**What is being asked:**
Every line from the top of the records through the line containing "const yTicks = [0, 20, 40, 60, 80, 100];" should be retyped exactly; the pictures should not.

↓↓↓

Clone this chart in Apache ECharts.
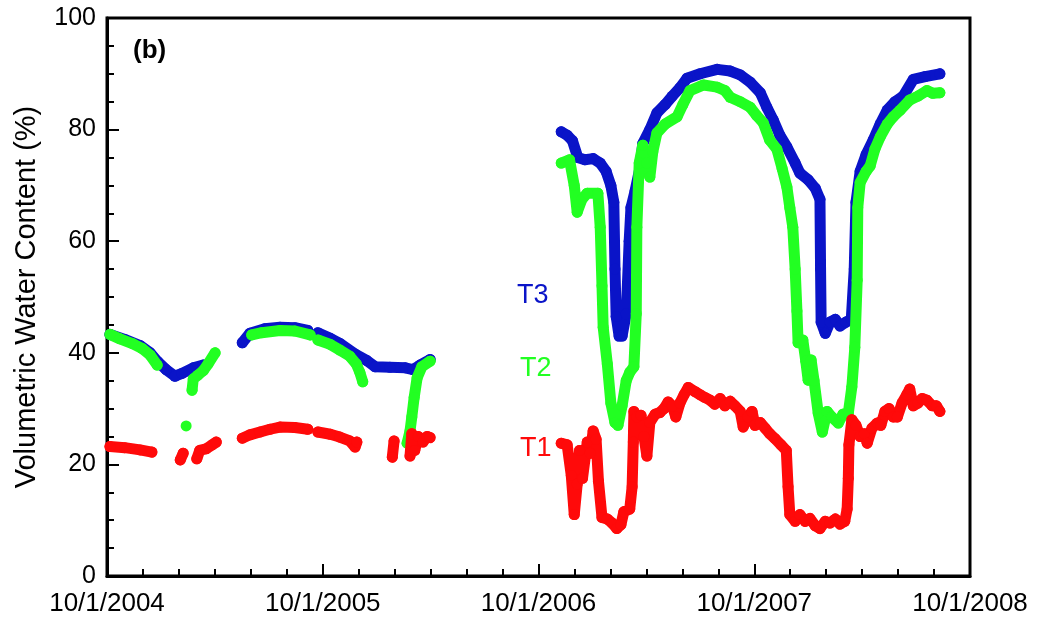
<!DOCTYPE html>
<html>
<head>
<meta charset="utf-8">
<script src="https://cdn.jsdelivr.net/npm/echarts@6/dist/echarts.min.js"></script>
<style>
  html, body { margin: 0; padding: 0; background: #fff; }
  #chart { width: 1038px; height: 623px; }
</style>
</head>
<body>
<div id="chart"></div>
<script>
// Soil volumetric water content at three depths (T1, T2, T3); null = no record.
const xTickLabels = ['10/1/2004', '10/1/2005', '10/1/2006', '10/1/2007', '10/1/2008'];
const yTicks = [0, 20, 40, 60, 80, 100];

const t3 = [
  ['2004-10-06',43.3],['2004-10-31',42.4],['2004-11-26',41.3],['2004-12-13',40.0],['2004-12-26',38.4],
  ['2005-01-09',37.0],['2005-01-24',35.8],['2005-02-05',36.3],['2005-02-24',37.3],['2005-03-13',37.8],
  null,
  ['2005-05-18',41.8],['2005-05-31',43.5],['2005-06-25',44.3],['2005-07-21',44.6],['2005-08-15',44.5],['2005-09-06',44.0],
  null,
  ['2005-09-23',43.6],['2005-10-14',42.6],['2005-10-30',41.7],['2005-11-25',39.8],['2005-12-15',38.6],['2005-12-29',37.5],
  ['2006-01-23',37.4],['2006-02-18',37.3],['2006-03-03',37.0],['2006-03-15',37.8],['2006-04-01',38.8],
  null,
  ['2006-11-09',79.6],['2006-11-19',79.0],['2006-11-28',78.0],['2006-12-07',75.0],['2006-12-19',74.6],
  ['2007-01-02',74.8],['2007-01-14',74.0],['2007-01-24',72.5],['2007-02-01',70.0],['2007-02-06',67.0],
  ['2007-02-08',55.0],['2007-02-10',46.5],['2007-02-15',43.0],['2007-02-20',43.0],['2007-02-27',47.0],
  ['2007-03-04',60.0],['2007-03-07',66.0],['2007-03-14',69.0],['2007-03-22',73.0],['2007-03-27',77.5],
  ['2007-04-08',80.0],['2007-04-20',83.0],['2007-05-04',84.5],['2007-05-16',86.0],['2007-05-29',87.5],
  ['2007-06-10',89.2],['2007-07-02',90.0],['2007-07-31',90.8],['2007-08-22',90.5],['2007-09-08',89.8],
  ['2007-09-25',88.5],['2007-10-12',86.6],['2007-10-23',84.0],['2007-11-03',81.7],['2007-11-14',79.0],
  ['2007-11-26',76.9],['2007-12-10',74.0],['2007-12-18',72.2],['2008-01-01',71.0],['2008-01-13',69.5],
  ['2008-01-21',67.5],['2008-01-22',55.0],['2008-01-23',45.5],['2008-01-30',43.5],['2008-02-07',45.5],
  ['2008-02-16',46.0],['2008-02-24',44.8],['2008-03-05',45.5],['2008-03-14',46.0],['2008-03-19',55.0],
  ['2008-03-22',67.0],['2008-03-29',72.5],['2008-04-08',75.5],['2008-04-20',78.1],['2008-05-02',81.0],
  ['2008-05-14',83.5],['2008-05-27',85.0],['2008-06-10',86.0],['2008-06-27',89.0],['2008-07-17',89.5],
  ['2008-08-11',90.0]
];

const t2 = [
  ['2004-10-06',43.3],['2004-10-23',42.5],['2004-11-14',41.6],['2004-11-29',40.8],['2004-12-13',39.6],['2004-12-25',37.8],
  null,
  ['2005-02-12',26.9],
  null,
  ['2005-02-22',33.3],['2005-02-24',35.3],['2005-03-04',36.0],['2005-03-13',36.8],['2005-03-21',38.0],['2005-04-02',40.0],
  null,
  ['2005-06-03',43.2],['2005-06-20',43.6],['2005-07-21',44.0],['2005-08-15',43.9],['2005-09-10',43.2],
  null,
  ['2005-09-23',42.3],['2005-10-14',41.5],['2005-10-30',40.5],['2005-11-16',39.4],['2005-11-27',38.0],
  ['2005-12-03',36.5],['2005-12-08',34.8],
  null,
  ['2006-02-21',23.8],['2006-02-26',26.0],['2006-03-01',28.5],['2006-03-05',32.0],['2006-03-10',35.5],
  ['2006-03-18',37.5],['2006-04-01',38.5],
  null,
  ['2006-11-09',74.0],['2006-11-23',74.6],['2006-12-01',70.0],['2006-12-06',65.2],['2006-12-14',67.5],
  ['2006-12-23',68.6],['2007-01-10',68.6],['2007-01-14',62.5],['2007-01-17',52.0],['2007-01-19',44.6],
  ['2007-01-26',38.0],['2007-02-01',31.0],['2007-02-08',27.5],['2007-02-13',27.0],['2007-02-20',30.5],
  ['2007-02-27',35.0],['2007-03-05',36.5],['2007-03-12',37.5],['2007-03-16',47.0],['2007-03-17',62.5],
  ['2007-03-21',74.0],['2007-03-27',77.2],['2007-04-03',74.0],['2007-04-08',71.5],['2007-04-13',76.0],
  ['2007-04-20',79.4],['2007-05-04',81.0],['2007-05-24',82.3],['2007-06-03',84.5],['2007-06-15',87.0],
  ['2007-07-08',88.0],['2007-07-31',87.6],['2007-08-13',87.0],['2007-08-22',85.8],['2007-09-08',85.0],
  ['2007-09-25',84.0],['2007-10-06',82.5],['2007-10-17',81.2],['2007-10-28',78.1],['2007-11-09',76.5],
  ['2007-11-18',73.0],['2007-11-26',69.7],['2007-12-01',66.0],['2007-12-06',62.5],['2007-12-10',55.0],
  ['2007-12-13',47.5],['2007-12-15',41.8],['2007-12-23',42.3],['2007-12-28',38.5],['2008-01-01',35.1],
  ['2008-01-06',38.7],['2008-01-11',35.0],['2008-01-18',29.2],['2008-01-25',25.8],['2008-02-02',29.5],
  ['2008-02-10',28.5],['2008-02-21',27.4],['2008-02-29',29.0],['2008-03-09',29.2],['2008-03-15',33.9],
  ['2008-03-20',41.0],['2008-03-24',53.0],['2008-03-25',66.0],['2008-03-29',70.5],['2008-04-08',72.5],
  ['2008-04-15',73.5],['2008-04-23',76.5],['2008-05-02',78.7],['2008-05-14',81.0],['2008-05-24',82.3],
  ['2008-06-05',83.5],['2008-06-21',85.3],['2008-07-05',86.0],['2008-07-20',87.0],['2008-07-30',86.5],
  ['2008-08-11',86.6]
];

const t1 = [
  ['2004-10-06',23.2],['2004-10-31',23.0],['2004-11-26',22.6],['2004-12-16',22.2],
  null,
  ['2005-02-02',20.8],['2005-02-07',22.0],
  null,
  ['2005-03-02',21.0],['2005-03-07',22.5],['2005-03-18',22.8],['2005-03-28',23.5],['2005-04-04',24.0],
  null,
  ['2005-05-18',24.7],['2005-05-31',25.3],['2005-06-17',25.8],['2005-07-04',26.3],['2005-07-21',26.7],
  ['2005-08-15',26.6],['2005-09-06',26.3],
  null,
  ['2005-09-23',25.8],['2005-10-14',25.4],['2005-10-30',24.9],['2005-11-16',24.2],['2005-11-25',23.1],['2005-11-28',24.0],
  null,
  ['2006-01-27',21.3],['2006-01-30',24.2],
  null,
  ['2006-02-26',21.5],['2006-03-01',25.5],['2006-03-06',22.5],['2006-03-12',25.0],['2006-03-20',24.0],
  ['2006-03-27',25.0],['2006-04-01',24.8],
  null,
  ['2006-11-09',23.8],['2006-11-19',23.5],['2006-11-26',18.0],['2006-12-01',11.0],['2006-12-06',16.5],
  ['2006-12-10',22.5],['2006-12-15',17.5],['2006-12-23',24.0],['2006-12-28',22.0],['2007-01-02',26.0],
  ['2007-01-07',24.5],['2007-01-11',17.0],['2007-01-17',10.5],['2007-01-26',10.2],['2007-02-03',9.5],
  ['2007-02-11',8.5],['2007-02-18',9.2],['2007-02-23',11.5],['2007-03-05',12.0],['2007-03-09',16.0],
  ['2007-03-11',24.0],['2007-03-12',29.5],['2007-03-17',28.5],['2007-03-24',28.8],['2007-03-29',25.0],
  ['2007-04-03',21.5],['2007-04-08',27.5],['2007-04-17',29.0],['2007-04-25',29.3],['2007-05-02',30.0],
  ['2007-05-09',31.2],['2007-05-16',30.5],['2007-05-22',28.5],['2007-05-29',31.0],['2007-06-05',32.5],
  ['2007-06-12',33.8],['2007-06-24',33.0],['2007-07-02',32.5],['2007-07-10',32.0],['2007-07-19',31.5],
  ['2007-07-27',30.8],['2007-08-05',31.8],['2007-08-13',30.5],['2007-08-22',31.3],['2007-08-30',30.5],
  ['2007-09-08',29.5],['2007-09-13',26.7],['2007-09-21',28.5],['2007-09-28',29.5],['2007-10-03',27.0],
  ['2007-10-12',27.5],['2007-10-20',26.5],['2007-10-28',25.5],['2007-11-06',24.6],['2007-11-16',23.5],
  ['2007-11-25',22.5],['2007-11-28',16.0],['2007-12-01',11.0],['2007-12-10',9.8],['2007-12-18',11.0],
  ['2007-12-27',9.8],['2008-01-04',10.3],['2008-01-13',9.0],['2008-01-21',8.5],['2008-01-30',9.8],
  ['2008-02-07',9.5],['2008-02-16',10.2],['2008-02-24',9.3],['2008-03-03',9.8],['2008-03-07',12.0],
  ['2008-03-09',17.5],['2008-03-10',23.5],['2008-03-15',28.0],['2008-03-22',27.0],['2008-03-29',25.0],
  ['2008-04-05',25.5],['2008-04-10',23.8],['2008-04-18',26.5],['2008-04-27',27.4],['2008-05-03',27.0],
  ['2008-05-10',29.5],['2008-05-17',30.0],['2008-05-24',28.5],['2008-05-31',28.5],['2008-06-08',31.0],
  ['2008-06-16',32.5],['2008-06-21',33.5],['2008-06-27',30.5],['2008-07-05',31.0],['2008-07-12',31.8],
  ['2008-07-20',31.5],['2008-07-29',30.5],['2008-08-05',30.5],['2008-08-11',29.5]
];

const ORIGIN = Date.UTC(2004, 9, 1);
const DAY = 86400000;
const YEAR_DAYS = 365.25;

// x = days since 10/1/2004; a null record becomes a break in the trace
function toSeriesData(rows) {
  return rows.map(r => r === null ? ['-', '-'] : [(Date.parse(r[0]) - ORIGIN) / DAY, r[1]]);
}

const FONT = '"Liberation Sans", Arial, Helvetica, sans-serif';
const BLUE = '#0a14c8';
const GREEN = '#22ff22';
const RED = '#ff0a0a';

function trace(name, rows, color, z) {
  return {
    name: name,
    type: 'line',
    data: toSeriesData(rows),
    connectNulls: false,
    symbol: 'circle',
    symbolSize: 11,
    showSymbol: true,
    z: z,
    itemStyle: { color: color },
    lineStyle: { color: color, width: 11, cap: 'round', join: 'round' },
    animation: false,
    silent: true
  };
}

const chart = echarts.init(document.getElementById('chart'), null, { renderer: 'canvas' });
chart.setOption({
  animation: false,
  backgroundColor: '#ffffff',
  grid: {
    left: 107, right: 68, top: 18, bottom: 47,
    show: true, borderColor: '#000', borderWidth: 3, backgroundColor: 'transparent'
  },
  xAxis: {
    type: 'value',
    min: 0,
    max: YEAR_DAYS * 4,
    interval: YEAR_DAYS,
    axisLine: { show: true, lineStyle: { color: '#000', width: 3 } },
    axisTick: { show: true, inside: true, length: 12, lineStyle: { color: '#000', width: 2 } },
    minorTick: { show: true, splitNumber: 6, length: 7, lineStyle: { color: '#000', width: 2 } },
    splitLine: { show: false },
    axisLabel: {
      color: '#000', fontFamily: FONT, fontSize: 26, margin: 15,
      showMinLabel: true, showMaxLabel: true,
      formatter: v => xTickLabels[Math.round(v / YEAR_DAYS)] || ''
    }
  },
  yAxis: {
    type: 'value',
    min: yTicks[0],
    max: yTicks[yTicks.length - 1],
    interval: 20,
    name: 'Volumetric Water Content (%)',
    nameLocation: 'middle',
    nameGap: 66,
    nameTextStyle: { color: '#000', fontFamily: FONT, fontSize: 29 },
    axisLine: { show: true, lineStyle: { color: '#000', width: 3 } },
    axisTick: { show: true, inside: true, length: 12, lineStyle: { color: '#000', width: 2 } },
    minorTick: { show: true, splitNumber: 4, length: 7, lineStyle: { color: '#000', width: 2 } },
    splitLine: { show: false },
    axisLabel: { color: '#000', fontFamily: FONT, fontSize: 25, margin: 11 }
  },
  series: [
    trace('T3', t3, BLUE, 2),
    trace('T2', t2, GREEN, 3),
    trace('T1', t1, RED, 4)
  ],
  graphic: [
    { type: 'text', left: 133, top: 38, style: { text: '(b)', font: 'bold 26px ' + FONT, fill: '#000' } },
    { type: 'text', left: 517, top: 282, style: { text: 'T3', font: '27px ' + FONT, fill: BLUE } },
    { type: 'text', left: 520, top: 355, style: { text: 'T2', font: '27px ' + FONT, fill: GREEN } },
    { type: 'text', left: 520, top: 435, style: { text: 'T1', font: '27px ' + FONT, fill: RED } }
  ]
});
</script>
</body>
</html>
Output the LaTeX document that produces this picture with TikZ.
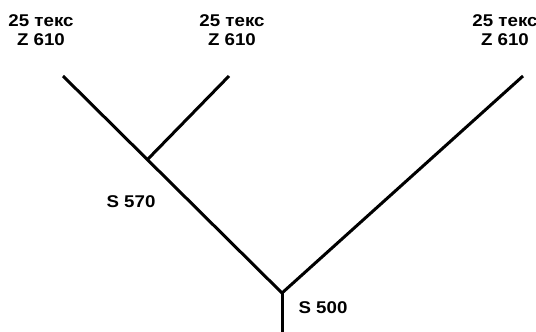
\documentclass[tikz,border=0pt]{standalone}
\usepackage{graphicx}
\usepackage{fontspec}
\setmainfont{Liberation Sans}
\newcommand{\widetxt}[1]{\scalebox{1.1}[1]{#1}}
\begin{document}
\begin{tikzpicture}[x=1pt,y=-1pt,
  yarn/.style={line width=3pt,line cap=butt},
  lbl/.style={font=\bfseries\fontsize{17}{19}\selectfont,align=center,inner sep=0pt}]
\useasboundingbox (0,0) rectangle (536,332);
\coordinate (t1) at (63,76);
\coordinate (j1) at (148,159);
\coordinate (t2) at (229,76);
\coordinate (j0) at (282,293);
\coordinate (t3) at (523,76);
\coordinate (b) at (282,332);
\draw[yarn] (t1) -- (j0);
\draw[yarn] (j1) -- (t2);
\draw[yarn] (j0) -- (t3);
\draw[yarn] (j0) -- (b);
\node[lbl] (l1) at (41,30) {\widetxt{25 текс}\\\widetxt{Z 610}};
\node[lbl] (l2) at (232,30) {\widetxt{25 текс}\\\widetxt{Z 610}};
\node[lbl] (l3) at (505,30) {\widetxt{25 текс}\\\widetxt{Z 610}};
\node[lbl] (s1) at (131,202) {\widetxt{S 570}};
\node[lbl] (s2) at (323,308) {\widetxt{S 500}};
\end{tikzpicture}
\end{document}
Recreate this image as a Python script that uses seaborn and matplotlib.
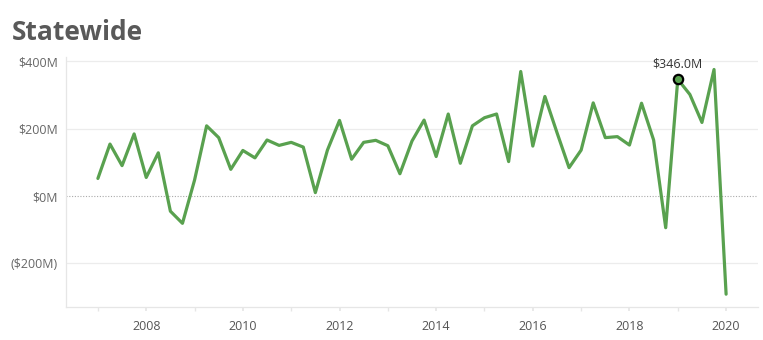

↑↑↑

**Reply:**
Clone this chart in Apache ECharts.
<!DOCTYPE html>
<html>
<head>
<meta charset="utf-8">
<script src="https://cdn.jsdelivr.net/npm/echarts@6/dist/echarts.min.js"></script>
<style>
  html, body { margin: 0; padding: 0; background: #fff; }
  #chart { width: 1038px; height: 623px; }
</style>
</head>
<body>
<div id="chart"></div>
<script>
// Soil volumetric water content at three depths (T1, T2, T3); null = no record.
const xTickLabels = ['10/1/2004', '10/1/2005', '10/1/2006', '10/1/2007', '10/1/2008'];
const yTicks = [0, 20, 40, 60, 80, 100];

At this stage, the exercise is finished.